By adding a service connection, your pipeline can securely authenticate and authorize itself to access these external services during the pipeline execution. This allows the pipeline to interact with resources in Azure or other connected services, retrieve artifacts, deploy applications, and perform other operations as required.
- Click On the Project Setting on the far left bottom inside your DevOps project:
- Navigate to the Pipelines session and click on the Service Connection. Click Create service connection to add a new connection:
- On the New Service Connection window, select the Azure Resource Manager and click Next:
- Select Service principal (Automatic) and click Next:
- On your next window, fill in the connection information and click Save:- Subscription: Choose the subscription of your choice. You may be redirected to authenticate to Azure; ensure to authenticate so Azure DevOps can access your Azure resource needed on the next screen.
– Resource group: Choose the resource group created earlier for the web app instance.
– Service connection name: Enter any preferred name for the Service Connection name
– Security: Check the box for Grant Access Permission to all pipelines
- Once the connection is created, it will appear under the Service connections window:
Creating an Azure DevOps Pipeline
- Navigate to your project dashboard, and click on Pipelines followed by Create Pipeline:
- On the Where is your code? window, select either GitHub (Option A) or Azure Repo Git (Option B). Either Option takes you to the same page to select your Repo:
- On the Select the Project Repository page, choose the simpleflaskapp repo:
- On the Configure your pipeline page, select Python to Linux Web App on Azure. This uses the Azure Pipeline template to deploy your source code to Linux App Service. Select Azure Subscription configured for the service connection and click Continue:
- You may be redirected to authenticate to Azure, enter your Azure account credential, and continue.
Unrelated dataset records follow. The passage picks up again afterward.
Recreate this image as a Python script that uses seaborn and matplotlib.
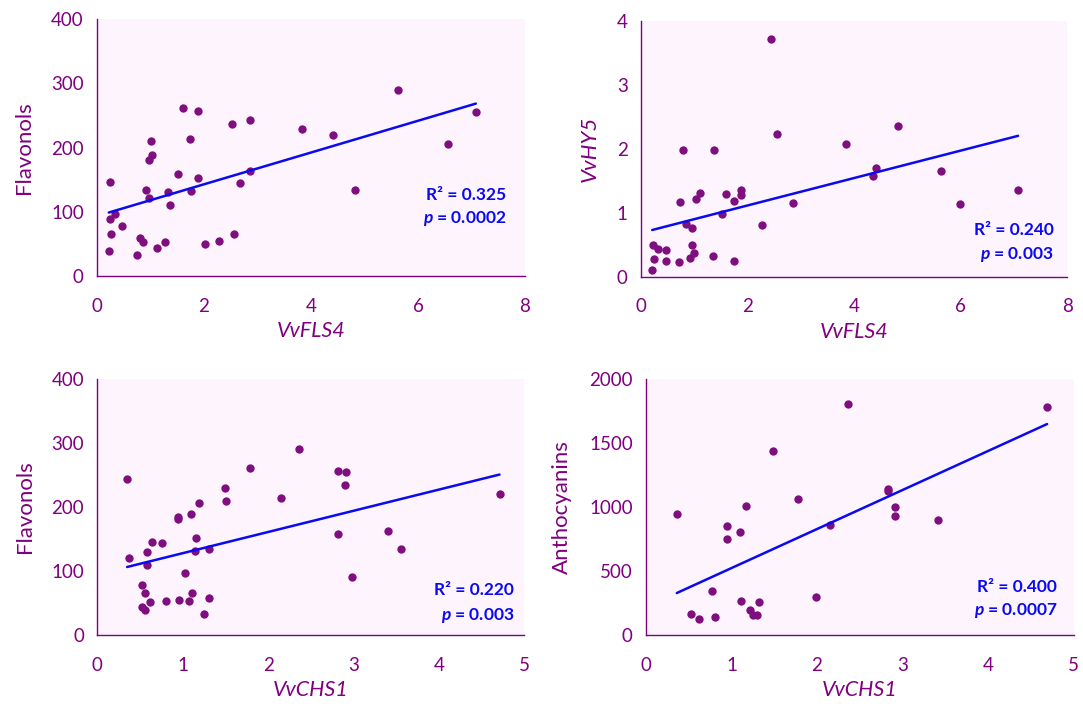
import matplotlib
matplotlib.use("Agg")
import matplotlib.pyplot as plt
import seaborn as sns
import pandas as pd

# --- data ---
fls4_a = [0.24, 0.24, 0.33, 0.27, 0.22, 0.47, 0.74, 0.80, 0.86, 0.92, 0.97, 0.97, 1.03,
          1.01, 1.12, 1.27, 1.33, 1.37, 1.52, 1.61, 1.74, 1.76, 1.88, 1.89, 2.01, 2.28,
          2.53, 2.56, 2.67, 2.85, 2.85, 3.83, 4.41, 4.82, 5.62, 6.56, 7.08]
flav_a = [146, 89, 97, 66, 39, 78, 33, 59, 53, 134, 121, 181, 189,
          210, 43, 53, 131, 111, 158, 261, 214, 132, 257, 152, 50, 55,
          236, 66, 144, 243, 163, 229, 220, 134, 290, 206, 255]

fls4_b = [0.21, 0.23, 0.25, 0.31, 0.47, 0.46, 0.71, 0.73, 0.78, 0.84, 0.96, 0.96, 0.92,
          1.00, 1.04, 1.11, 1.35, 1.37, 1.52, 1.60, 1.75, 1.75, 1.88, 1.88, 2.27, 2.44,
          2.55, 2.85, 3.85, 4.35, 4.41, 4.82, 5.63, 5.99, 7.08]
hy5_b = [0.11, 0.50, 0.28, 0.44, 0.42, 0.25, 0.23, 1.16, 1.98, 0.82, 0.76, 0.50, 0.30,
         0.37, 1.22, 1.31, 0.32, 1.98, 0.98, 1.30, 1.18, 0.25, 1.36, 1.28, 0.81, 3.72,
         2.23, 1.15, 2.08, 1.57, 1.70, 2.35, 1.65, 1.13, 1.36]

chs1_c = [0.35, 0.375, 0.52, 0.52, 0.56, 0.56, 0.58, 0.58, 0.62, 0.64, 0.76, 0.80, 0.95,
          0.95, 0.96, 1.03, 1.07, 1.10, 1.11, 1.15, 1.16, 1.19, 1.25, 1.31, 1.31, 1.49,
          1.51, 1.79, 2.15, 2.36, 2.82, 2.91, 2.90, 2.82, 2.98, 3.41, 3.56, 4.71]
flav_c = [243, 120, 78, 43, 39, 66, 110, 130, 51, 146, 144, 53, 181,
          184, 55, 97, 53, 189, 66, 132, 152, 206, 33, 58, 134, 230,
          210, 261, 214, 290, 257, 255, 235, 158, 90, 163, 134, 220]

chs1_d = [0.36, 0.53, 0.62, 0.77, 0.81, 0.95, 0.95, 1.10, 1.11, 1.17, 1.22, 1.25, 1.30,
          1.32, 1.49, 1.78, 1.99, 2.15, 2.36, 2.83, 2.83, 2.91, 2.91, 3.41, 4.69]
antho_d = [949, 167, 128, 344, 141, 850, 751, 803, 266, 1009, 198, 156, 156,
           256, 1437, 1066, 295, 858, 1807, 1139, 1124, 999, 926, 900, 1781]

r2_labels = ["R² = 0.325", "R² = 0.240", "R² = 0.220", "R² = 0.400"]
p_labels = ["$p$ = 0.0002", "$p$ = 0.003", "$p$ = 0.003", "$p$ = 0.0007"]

sns.set_style("white")
plt.rcParams["font.family"] = ["Lato", "DejaVu Sans"]
plt.rcParams["mathtext.fontset"] = "custom"
plt.rcParams["mathtext.it"] = "Lato:italic:bold"
plt.rcParams["mathtext.rm"] = "Lato:bold"

purple = "#800080"
dot = "#7f0f7f"
blue = "#0a0af0"
bg = "#fdf4fd"

panels = [
    dict(x=fls4_a, y=flav_a, xl="VvFLS4", yl="Flavonols", yit=False,
         xlim=(0, 8), xt=[0, 2, 4, 6, 8], ylim=(0, 400), yt=[0, 100, 200, 300, 400],
         rect=[0.0896, 0.6107, 0.3952, 0.3625], tx=0.956, ty=(0.315, 0.222)),
    dict(x=fls4_b, y=hy5_b, xl="VvFLS4", yl="VvHY5", yit=True,
         xlim=(0, 8), xt=[0, 2, 4, 6, 8], ylim=(0, 4), yt=[0, 1, 2, 3, 4],
         rect=[0.5919, 0.6097, 0.3934, 0.3610], tx=0.969, ty=(0.182, 0.085)),
    dict(x=chs1_c, y=flav_c, xl="VvCHS1", yl="Flavonols", yit=False,
         xlim=(0, 5), xt=[0, 1, 2, 3, 4, 5], ylim=(0, 400), yt=[0, 100, 200, 300, 400],
         rect=[0.0898, 0.1044, 0.3943, 0.3610], tx=0.976, ty=(0.176, 0.078)),
    dict(x=chs1_d, y=antho_d, xl="VvCHS1", yl="Anthocyanins", yit=False,
         xlim=(0, 5), xt=[0, 1, 2, 3, 4, 5], ylim=(0, 2000), yt=[0, 500, 1000, 1500, 2000],
         rect=[0.5965, 0.1044, 0.3948, 0.3610], tx=0.962, ty=(0.1875, 0.094)),
]

fig = plt.figure(figsize=(10.83, 7.09), dpi=100)

for i, p in enumerate(panels):
    ax = fig.add_axes(p["rect"])
    ax.set_facecolor(bg)
    df = pd.DataFrame({"x": p["x"], "y": p["y"]})
    sns.regplot(data=df, x="x", y="y", ax=ax, ci=None, truncate=True,
                scatter_kws=dict(s=36, color=dot, linewidths=0, alpha=1),
                line_kws=dict(color=blue, lw=1.8))
    ax.set_xlim(*p["xlim"])
    ax.set_ylim(*p["ylim"])
    ax.set_xticks(p["xt"])
    ax.set_yticks(p["yt"])
    for s in ["top", "right"]:
        ax.spines[s].set_visible(False)
    for s in ["left", "bottom"]:
        ax.spines[s].set_color(purple)
        ax.spines[s].set_linewidth(1.0)
    ax.tick_params(axis="both", colors=purple, labelcolor=purple, labelsize=13.5,
                   direction="out", length=4.5, width=1.0)
    ax.tick_params(axis="x", pad=11)
    ax.tick_params(axis="y", pad=5)
    ax.set_xlabel(p["xl"], fontsize=15.5, color=purple, style="italic", labelpad=5)
    ax.set_ylabel(p["yl"], fontsize=16, color=purple,
                  style="italic" if p["yit"] else "normal", labelpad=12)
    ax.text(p["tx"], p["ty"][0], r2_labels[i], transform=ax.transAxes, ha="right",
            va="center", color=blue, fontsize=12.5, fontweight="bold")
    ax.text(p["tx"], p["ty"][1], p_labels[i], transform=ax.transAxes, ha="right",
            va="center", color=blue, fontsize=12.5, fontweight="bold")

fig.savefig("out.png", dpi=100)
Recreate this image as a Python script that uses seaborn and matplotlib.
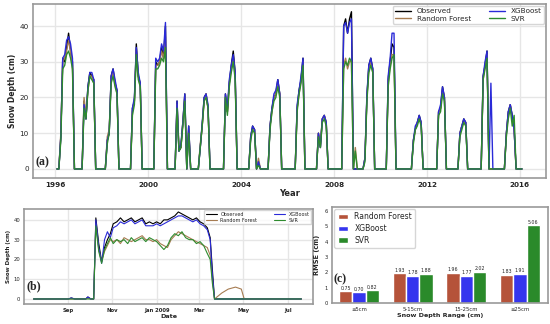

- On the next screen, select your Web App created in Step 1 and click on Validate and configure:
- Azure Pipelines automatically opens the default template for the Python to Linux app deployment. However, this can be customized to suit your needs. Proceed with the Save and Run button for now:
- This last step automatically runs your pipeline and deploys to App Service. On completion, jobs will be checked green, as shown below.
- Open the deploy job and get your web app link your link will look like <webappname>.azurewebsites.net.
- Open the URL in the browser, and your web app should look like this
Validating DevOps Pipeline Auto-Build and Deploy
Currently, when changes are made on your project folder on VS Code and pushed to GitHub or Azure Repo, this will trigger a build on the pipeline.
Since you have configured the pipeline to build and deploy to Azure Webapp, the same changes will reflect on Azure Webapp once the build is complete.
- Navigate to the Hello_App folder within the repository folder inside VS Code, and click on the home.html file.
- Enter – Home Page for Azure DevOps pipeline overview and save the changes.
- Open the Terminal and commit changes using the commands below:
git add .
git commit -m “Home File Changes”
git pull origin master
git push -u <project nickname> master
This commit pushed to GitHub or Azure DevOps will trigger the pipeline to build and deploy this change to the website.
- View the website again and validate the changes.
Conclusions
With Azure DevOps, you set up CI/CD pipeline that automates builds and releases to Azure App service. You could also seamlessly make changes from your PC, commit and push the code, which will automatically trigger the pipeline along with building and redeploying the application.
By adopting Azure DevOps for building CI/CD pipelines, organizations can enhance their software development practice. Azure DevOps provides a comprehensive set of tools and services, including source control, continuous integration, and continuous delivery, along with seamless integration with various platforms and technologies.